Magnús Sólmundarson

Personal information
- Born: 14 November 1939 (age 86)

Chess career
- Country: Iceland
- Peak rating: 2390 (July 1972)

= Magnús Sólmundarson =

Icelandic chess player (born 1939)

Magnús Sólmundarson (born 14 November 1939) is an Icelandic chess player. He is an Icelandic Chess Championship medalist (1973).

==Biography==
From the mid-1960s to the mid-1970s Magnús Sólmundarson was one of the leading Icelandic chess players. He has regularly participated in Icelandic Chess Championships, where he won the silver medal in 1973 after losing in the play-off against Olafur Magnússon, and Reykjavík International Chess tournaments (1964, 1972, 1974, 1982).

Magnús Sólmundarson played for Iceland in the Chess Olympiads:
- In 1964, at first reserve board in the 16th Chess Olympiad in Tel Aviv (+5, =3, -3),
- In 1970, at first reserve board in the 19th Chess Olympiad in Siegen (+5, =3, -3),
- In 1972, at fourth board in the 20th Chess Olympiad in Skopje (+8, =4, -5),
- In 1976, at fourth board in the 22nd Chess Olympiad in Haifa (+4, =2, -3).

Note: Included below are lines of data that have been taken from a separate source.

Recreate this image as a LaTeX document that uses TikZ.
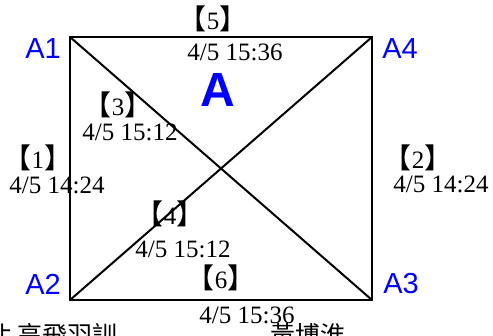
\documentclass[tikz,border=0pt]{standalone}
\usepackage{fontspec}
\setmainfont{Liberation Serif}
\setsansfont{Liberation Sans}
\newfontfamily\cjk{Noto Sans CJK TC}
\newcommand{\tagno}[1]{{\cjk\fontsize{28}{28}\selectfont 【}#1{\cjk\fontsize{28}{28}\selectfont 】}}

\begin{document}
\begin{tikzpicture}[x=1pt, y=-1pt,
  edge/.style={line width=2pt},
  corner/.style={font=\sffamily\fontsize{29}{29}\selectfont, text=blue, inner sep=0pt},
  tag/.style={font=\fontsize{25}{25}\selectfont, inner sep=0pt},
  stamp/.style={font=\fontsize{25}{25}\selectfont, inner sep=0pt, anchor=base},
  note/.style={font=\cjk\fontsize{25}{25}\selectfont, inner sep=0pt, anchor=base west}]
\useasboundingbox (0,0) rectangle (493,335);
% square corners
\coordinate (a1) at (70,37);
\coordinate (a4) at (372,37);
\coordinate (a2) at (70,300);
\coordinate (a3) at (372,300);
\draw[edge] (a1) -- (a4) -- (a3) -- (a2) -- cycle;
\draw[edge] (a1) -- (a3);
\draw[edge] (a2) -- (a4);
% corner names
\node[corner] (n1) at (43,49) {A1};
\node[corner] (n4) at (400,49) {A4};
\node[corner] (n2) at (43,284) {A2};
\node[corner] (n3) at (401,284) {A3};
\node[corner, font=\sffamily\bfseries\fontsize{48}{48}\selectfont] (big) at (218,90) {A};
% edge tags and times
\node[tag] (g5) at (213,19) {\tagno{5}};
\node[stamp] (s5) at (235,60) {4/5 15:36};
\node[tag] (g3) at (118,105) {\tagno{3}};
\node[stamp] (s3) at (130,140) {4/5 15:12};
\node[tag] (g1) at (38,158) {\tagno{1}};
\node[stamp] (s1) at (57,193) {4/5 14:24};
\node[tag] (g2) at (418,158) {\tagno{2}};
\node[stamp] (s2) at (441,192) {4/5 14:24};
\node[tag] (g4) at (170,214) {\tagno{4}};
\node[stamp] (s4) at (183,257) {4/5 15:12};
\node[tag] (g6) at (221,278) {\tagno{6}};
\node[stamp] (s6) at (247,323) {4/5 15:36};
% names cut off at the bottom
\node[note] (who1) at (-13,344) {北 高飛羽訓};
\node[note] (who2) at (270,344) {黃博淮};
\end{tikzpicture}
\end{document}
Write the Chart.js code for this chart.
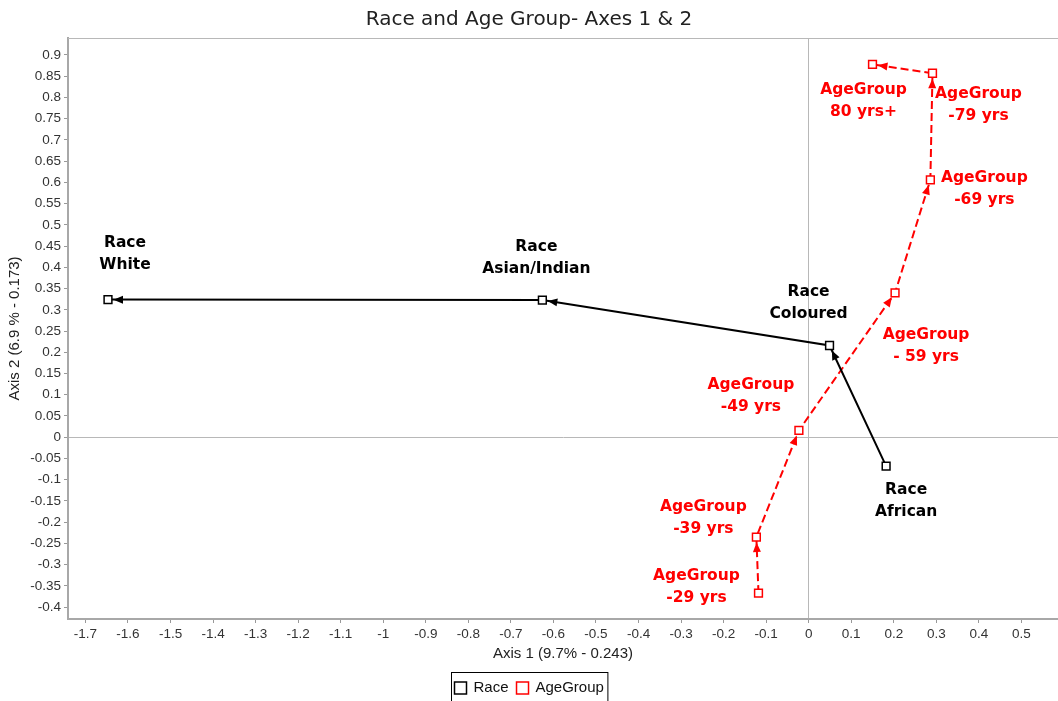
<!DOCTYPE html>
<html>
<head>
<meta charset="utf-8">
<title>Race and Age Group- Axes 1 & 2</title>
<script src="https://cdn.jsdelivr.net/npm/chart.js@4.4.1/dist/chart.umd.min.js"></script>
<style>
  html, body { margin: 0; padding: 0; background: #fff; }
</style>
</head>
<body>
<canvas id="chart" width="1058" height="701"></canvas>
<script>
// category names, in the order the arrows run
const raceNames = ['African', 'Coloured', 'Asian/Indian', 'White'];
const raceAxis1 = [0.182, 0.049, -0.626, -1.647];
const raceAxis2 = [-0.068, 0.216, 0.323, 0.324];

const ageNames = ['-29 yrs', '-39 yrs', '-49 yrs', '- 59 yrs', '-69 yrs', '-79 yrs', '80 yrs+'];
const ageAxis1 = [-0.118, -0.123, -0.023, 0.203, 0.286, 0.291, 0.150];
const ageAxis2 = [-0.367, -0.235, 0.016, 0.340, 0.606, 0.857, 0.878];

const xTicks = [-1.7, -1.6, -1.5, -1.4, -1.3, -1.2, -1.1, -1, -0.9, -0.8, -0.7, -0.6,
                -0.5, -0.4, -0.3, -0.2, -0.1, 0, 0.1, 0.2, 0.3, 0.4, 0.5];
const yTicks = [-0.4, -0.35, -0.3, -0.25, -0.2, -0.15, -0.1, -0.05, 0, 0.05, 0.1, 0.15,
                0.2, 0.25, 0.3, 0.35, 0.4, 0.45, 0.5, 0.55, 0.6, 0.65, 0.7, 0.75, 0.8, 0.85, 0.9];

// where each two-line label sits relative to its point (px)
const raceLabelOffsets = [[20, 24], [-21, -54], [-6, -53], [17, -57]];
const ageLabelOffsets = [[-62, -17], [-53, -30], [-48, -45], [31, 42], [54, -2], [46, 21], [-9, 26]];

const RED = '#ff0000';

function toPoints(xs, ys) {
    return xs.map((x, i) => ({ x: x, y: ys[i] }));
}

const pointLabels = {
    id: 'pointLabels',
    afterDatasetsDraw(chart) {
        const ctx = chart.ctx;
        ctx.save();
        ctx.font = 'bold 15.5px "DejaVu Sans"';
        ctx.textAlign = 'center';
        ctx.textBaseline = 'middle';
        chart.data.datasets.forEach((ds, i) => {
            ctx.fillStyle = ds.borderColor;
            chart.getDatasetMeta(i).data.forEach((pt, j) => {
                const off = ds.labelOffsets[j];
                ctx.fillText(ds.label, pt.x + off[0], pt.y + off[1]);
                ctx.fillText(ds.names[j], pt.x + off[0], pt.y + off[1] + 22);
            });
        });
        ctx.restore();
    }
};

const arrowHeads = {
    id: 'arrowHeads',
    afterDatasetsDraw(chart) {
        const ctx = chart.ctx;
        chart.data.datasets.forEach((ds, i) => {
            const pts = chart.getDatasetMeta(i).data;
            for (let k = 1; k < pts.length; k++) {
                const a = pts[k - 1], b = pts[k];
                const ang = Math.atan2(b.y - a.y, b.x - a.x);
                ctx.save();
                ctx.translate(b.x, b.y);
                ctx.rotate(ang);
                ctx.fillStyle = ds.borderColor;
                ctx.beginPath();
                ctx.moveTo(-5.5, 0);
                ctx.lineTo(-15, -4);
                ctx.lineTo(-15, 4);
                ctx.closePath();
                ctx.fill();
                ctx.restore();
            }
        });
    }
};

const frameAndLegend = {
    id: 'frameAndLegend',
    beforeDatasetsDraw(chart) {
        const ctx = chart.ctx, area = chart.chartArea;
        ctx.save();
        ctx.strokeStyle = '#b8b8b8';
        ctx.lineWidth = 1;
        ctx.beginPath();
        ctx.moveTo(area.left, area.top + 0.5);
        ctx.lineTo(area.right, area.top + 0.5);
        ctx.stroke();
        ctx.restore();
    },
    afterDraw(chart) {
        const ctx = chart.ctx;
        ctx.save();
        ctx.font = '15px "Liberation Sans"';
        ctx.textBaseline = 'middle';
        const items = chart.data.datasets.map(ds => ({ text: ds.label, color: ds.borderColor, w: ctx.measureText(ds.label).width }));
        let total = 3 + 4;
        items.forEach((it, i) => { total += 12 + 7 + it.w + (i ? 8 : 0); });
        const left = Math.round(chart.width / 2 - total / 2) + 0.5;
        const top = 672.5, cy = 688;
        ctx.strokeStyle = '#000';
        ctx.lineWidth = 1;
        ctx.strokeRect(left, top, total, 40);
        let x = left + 3;
        items.forEach((it, i) => {
            if (i) x += 8;
            ctx.strokeStyle = it.color;
            ctx.lineWidth = 1.5;
            ctx.fillStyle = '#fff';
            ctx.fillRect(x, cy - 6, 12, 12);
            ctx.strokeRect(x, cy - 6, 12, 12);
            x += 12 + 7;
            ctx.fillStyle = '#111';
            ctx.fillText(it.text, x, cy);
            x += it.w;
        });
        ctx.restore();
    }
};

const zeroLine = c => (c.tick && Math.abs(c.tick.value) < 1e-9) ? '#b8b8b8' : 'rgba(0,0,0,0)';
const tickFont = { family: '"Liberation Sans"', size: 13.5 };

new Chart(document.getElementById('chart'), {
    type: 'scatter',
    data: {
        datasets: [{
            label: 'Race',
            names: raceNames,
            labelOffsets: raceLabelOffsets,
            data: toPoints(raceAxis1, raceAxis2),
            showLine: true,
            borderColor: '#000',
            borderWidth: 2,
            pointStyle: 'rect',
            pointRadius: 5.5,
            pointBorderWidth: 1.5,
            pointBorderColor: '#000',
            pointBackgroundColor: '#fff'
        }, {
            label: 'AgeGroup',
            names: ageNames,
            labelOffsets: ageLabelOffsets,
            data: toPoints(ageAxis1, ageAxis2),
            showLine: true,
            borderColor: RED,
            borderWidth: 2,
            borderDash: [8, 4],
            pointStyle: 'rect',
            pointRadius: 5.5,
            pointBorderWidth: 1.5,
            pointBorderColor: RED,
            pointBackgroundColor: '#fff'
        }]
    },
    options: {
        responsive: false,
        animation: false,
        layout: { autoPadding: false, padding: { left: 0, right: 0, top: 0, bottom: 25 } },
        plugins: {
            legend: { display: false },
            tooltip: { enabled: false },
            title: {
                display: true,
                text: 'Race and Age Group- Axes 1 & 2',
                color: '#222',
                font: { family: '"DejaVu Sans"', size: 20, weight: 'normal' },
                padding: { top: 8, bottom: 6 }
            }
        },
        scales: {
            x: {
                type: 'linear',
                min: -1.741,
                max: 0.586,
                afterBuildTicks: s => { s.ticks = xTicks.map(v => ({ value: v })); },
                afterFit: s => { s.height = 57; s.paddingLeft = 0; s.paddingRight = 0; },
                ticks: {
                    autoSkip: false, maxRotation: 0, padding: 3,
                    color: '#333', font: tickFont,
                    callback: v => String(v)
                },
                grid: { color: zeroLine, tickColor: '#999', tickLength: 4, lineWidth: 1 },
                border: { color: '#a8a8a8', width: 2 },
                title: {
                    display: true,
                    text: 'Axis 1 (9.7% - 0.243)',
                    color: '#222',
                    font: { family: '"Liberation Sans"', size: 15 },
                    padding: { top: 0, bottom: 13 }
                }
            },
            y: {
                type: 'linear',
                min: -0.428,
                max: 0.94,
                afterBuildTicks: s => { s.ticks = yTicks.map(v => ({ value: v })); },
                afterFit: s => { s.width = 68; s.paddingTop = 0; s.paddingBottom = 0; },
                ticks: {
                    autoSkip: false, padding: 3,
                    color: '#333', font: tickFont,
                    callback: v => String(v)
                },
                grid: { color: zeroLine, tickColor: '#999', tickLength: 4, lineWidth: 1 },
                border: { color: '#a8a8a8', width: 2 },
                title: {
                    display: true,
                    text: 'Axis 2 (6.9 % - 0.173)',
                    color: '#222',
                    font: { family: '"Liberation Sans"', size: 15 },
                    padding: { top: 6, bottom: 0 }
                }
            }
        }
    },
    plugins: [frameAndLegend, arrowHeads, pointLabels]
});
</script>
</body>
</html>
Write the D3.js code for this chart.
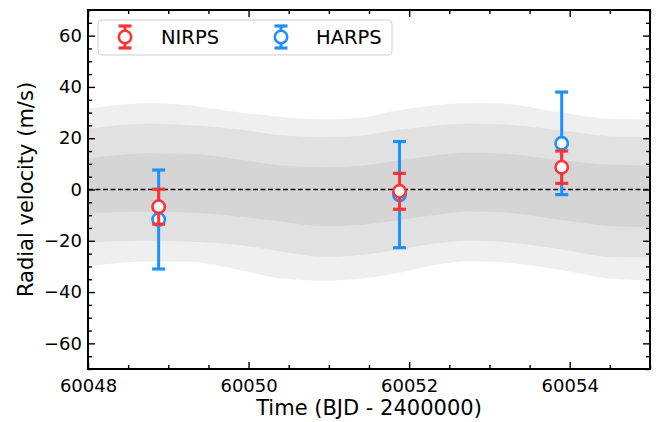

Magnús Sólmundarson played for Iceland in the European Team Chess Championship preliminaries:
- In 1983, at eighth board in the 8th European Team Chess Championship preliminaries (+0, =0, -1).

Magnús Sólmundarson played for Iceland in the Nordic Chess Cups:
- In 1974, at fourth board in the 5th Nordic Chess Cup in Eckernförde (+0, =4, -1) and won team bronze medal,
- In 1976, at fourth board in the 7th Nordic Chess Cup in Bremen (+2, =2, -1).

Also Magnús Sólmundarson has successfully participated in correspondence chess tournaments and won the Icelandic Correspondence Chess Championship (1991–1993).